### Short task:
In the records below, reproduce exactly the lines from the one containing "Write a web" through the one containing "0.25, 0.15, 0.1];", both included, and omit the pictures.

### Records shown:
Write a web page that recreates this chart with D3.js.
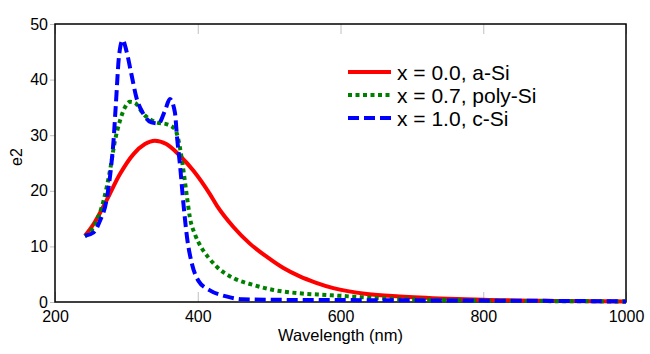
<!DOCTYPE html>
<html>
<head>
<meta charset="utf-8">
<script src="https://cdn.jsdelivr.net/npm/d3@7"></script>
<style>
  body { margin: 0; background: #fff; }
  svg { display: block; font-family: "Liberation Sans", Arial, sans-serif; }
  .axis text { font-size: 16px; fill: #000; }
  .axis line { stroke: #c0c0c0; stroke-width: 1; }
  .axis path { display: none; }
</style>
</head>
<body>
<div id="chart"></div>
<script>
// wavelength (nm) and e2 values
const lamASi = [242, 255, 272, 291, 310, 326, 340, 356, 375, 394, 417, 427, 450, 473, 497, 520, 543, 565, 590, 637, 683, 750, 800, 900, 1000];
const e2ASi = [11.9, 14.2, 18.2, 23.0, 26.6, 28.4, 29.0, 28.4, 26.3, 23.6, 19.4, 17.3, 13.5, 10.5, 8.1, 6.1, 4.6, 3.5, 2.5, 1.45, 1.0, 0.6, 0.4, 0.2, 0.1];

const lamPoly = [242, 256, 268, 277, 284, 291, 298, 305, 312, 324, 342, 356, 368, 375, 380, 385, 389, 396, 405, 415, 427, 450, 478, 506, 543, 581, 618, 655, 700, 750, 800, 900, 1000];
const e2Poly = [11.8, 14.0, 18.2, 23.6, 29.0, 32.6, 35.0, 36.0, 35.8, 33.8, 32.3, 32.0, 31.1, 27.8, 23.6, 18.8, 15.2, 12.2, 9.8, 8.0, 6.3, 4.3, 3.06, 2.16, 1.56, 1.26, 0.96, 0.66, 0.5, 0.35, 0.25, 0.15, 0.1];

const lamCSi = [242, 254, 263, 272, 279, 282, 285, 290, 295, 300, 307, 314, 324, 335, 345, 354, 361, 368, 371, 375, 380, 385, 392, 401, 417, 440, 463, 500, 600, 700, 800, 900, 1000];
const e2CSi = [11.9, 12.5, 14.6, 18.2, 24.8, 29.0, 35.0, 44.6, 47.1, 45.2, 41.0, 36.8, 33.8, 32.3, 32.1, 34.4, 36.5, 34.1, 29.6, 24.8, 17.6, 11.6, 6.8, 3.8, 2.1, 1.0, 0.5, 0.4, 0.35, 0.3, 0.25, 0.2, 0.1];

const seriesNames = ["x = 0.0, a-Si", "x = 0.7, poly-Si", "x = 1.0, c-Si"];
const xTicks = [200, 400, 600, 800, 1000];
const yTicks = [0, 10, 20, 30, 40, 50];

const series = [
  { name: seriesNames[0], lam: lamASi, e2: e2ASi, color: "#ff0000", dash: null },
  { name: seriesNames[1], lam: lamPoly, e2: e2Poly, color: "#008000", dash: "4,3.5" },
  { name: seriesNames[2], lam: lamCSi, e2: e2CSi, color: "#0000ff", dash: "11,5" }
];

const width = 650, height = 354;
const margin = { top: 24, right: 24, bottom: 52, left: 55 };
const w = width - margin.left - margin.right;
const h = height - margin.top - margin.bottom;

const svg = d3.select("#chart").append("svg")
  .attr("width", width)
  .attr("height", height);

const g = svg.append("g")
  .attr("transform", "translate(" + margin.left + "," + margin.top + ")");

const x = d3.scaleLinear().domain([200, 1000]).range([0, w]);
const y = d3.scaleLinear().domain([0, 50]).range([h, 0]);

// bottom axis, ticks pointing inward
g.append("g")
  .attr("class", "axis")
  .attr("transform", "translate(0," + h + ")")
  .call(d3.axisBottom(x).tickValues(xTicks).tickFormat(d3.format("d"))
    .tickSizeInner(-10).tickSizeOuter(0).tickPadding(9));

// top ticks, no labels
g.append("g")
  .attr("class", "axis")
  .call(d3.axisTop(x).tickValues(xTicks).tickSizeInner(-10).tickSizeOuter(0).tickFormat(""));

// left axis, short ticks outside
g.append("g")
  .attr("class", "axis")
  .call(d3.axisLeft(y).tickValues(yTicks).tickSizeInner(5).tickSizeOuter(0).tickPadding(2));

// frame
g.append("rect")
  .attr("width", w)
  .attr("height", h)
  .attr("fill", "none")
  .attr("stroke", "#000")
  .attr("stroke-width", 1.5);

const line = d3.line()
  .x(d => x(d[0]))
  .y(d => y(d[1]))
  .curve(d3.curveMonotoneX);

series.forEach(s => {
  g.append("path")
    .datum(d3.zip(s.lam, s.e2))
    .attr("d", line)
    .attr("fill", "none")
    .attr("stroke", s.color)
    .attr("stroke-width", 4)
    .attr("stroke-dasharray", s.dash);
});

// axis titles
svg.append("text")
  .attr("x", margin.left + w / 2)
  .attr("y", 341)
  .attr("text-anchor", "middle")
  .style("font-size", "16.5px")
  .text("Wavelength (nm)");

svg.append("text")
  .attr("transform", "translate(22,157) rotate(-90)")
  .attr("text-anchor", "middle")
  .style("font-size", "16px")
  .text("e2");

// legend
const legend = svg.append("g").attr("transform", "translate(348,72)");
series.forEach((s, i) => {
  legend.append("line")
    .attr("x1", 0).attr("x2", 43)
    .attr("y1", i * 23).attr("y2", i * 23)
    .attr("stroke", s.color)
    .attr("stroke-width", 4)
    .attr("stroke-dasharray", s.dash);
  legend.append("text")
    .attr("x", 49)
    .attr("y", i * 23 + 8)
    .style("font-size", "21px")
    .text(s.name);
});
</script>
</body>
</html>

--

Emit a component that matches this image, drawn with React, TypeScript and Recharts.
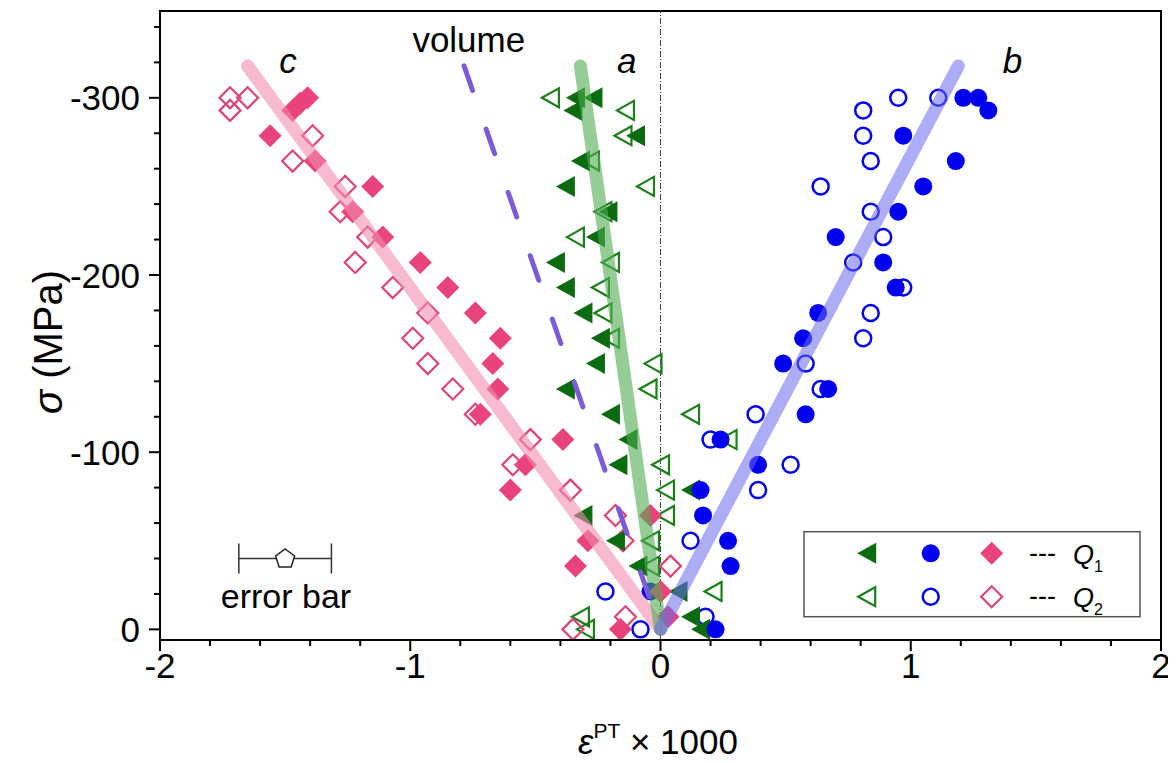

### Complete output:
Write a web page that recreates this chart with D3.js.
<!DOCTYPE html>
<html>
<head>
<meta charset="utf-8">
<script src="https://cdn.jsdelivr.net/npm/d3@7"></script>
<style>
  body { margin: 0; background: #fff; }
  svg { display: block; font-family: "Liberation Sans", Arial, sans-serif; }
  .axis text { font-size: 16px; fill: #000; }
  .axis line { stroke: #c0c0c0; stroke-width: 1; }
  .axis path { display: none; }
</style>
</head>
<body>
<div id="chart"></div>
<script>
// wavelength (nm) and e2 values
const lamASi = [242, 255, 272, 291, 310, 326, 340, 356, 375, 394, 417, 427, 450, 473, 497, 520, 543, 565, 590, 637, 683, 750, 800, 900, 1000];
const e2ASi = [11.9, 14.2, 18.2, 23.0, 26.6, 28.4, 29.0, 28.4, 26.3, 23.6, 19.4, 17.3, 13.5, 10.5, 8.1, 6.1, 4.6, 3.5, 2.5, 1.45, 1.0, 0.6, 0.4, 0.2, 0.1];

const lamPoly = [242, 256, 268, 277, 284, 291, 298, 305, 312, 324, 342, 356, 368, 375, 380, 385, 389, 396, 405, 415, 427, 450, 478, 506, 543, 581, 618, 655, 700, 750, 800, 900, 1000];
const e2Poly = [11.8, 14.0, 18.2, 23.6, 29.0, 32.6, 35.0, 36.0, 35.8, 33.8, 32.3, 32.0, 31.1, 27.8, 23.6, 18.8, 15.2, 12.2, 9.8, 8.0, 6.3, 4.3, 3.06, 2.16, 1.56, 1.26, 0.96, 0.66, 0.5, 0.35, 0.25, 0.15, 0.1];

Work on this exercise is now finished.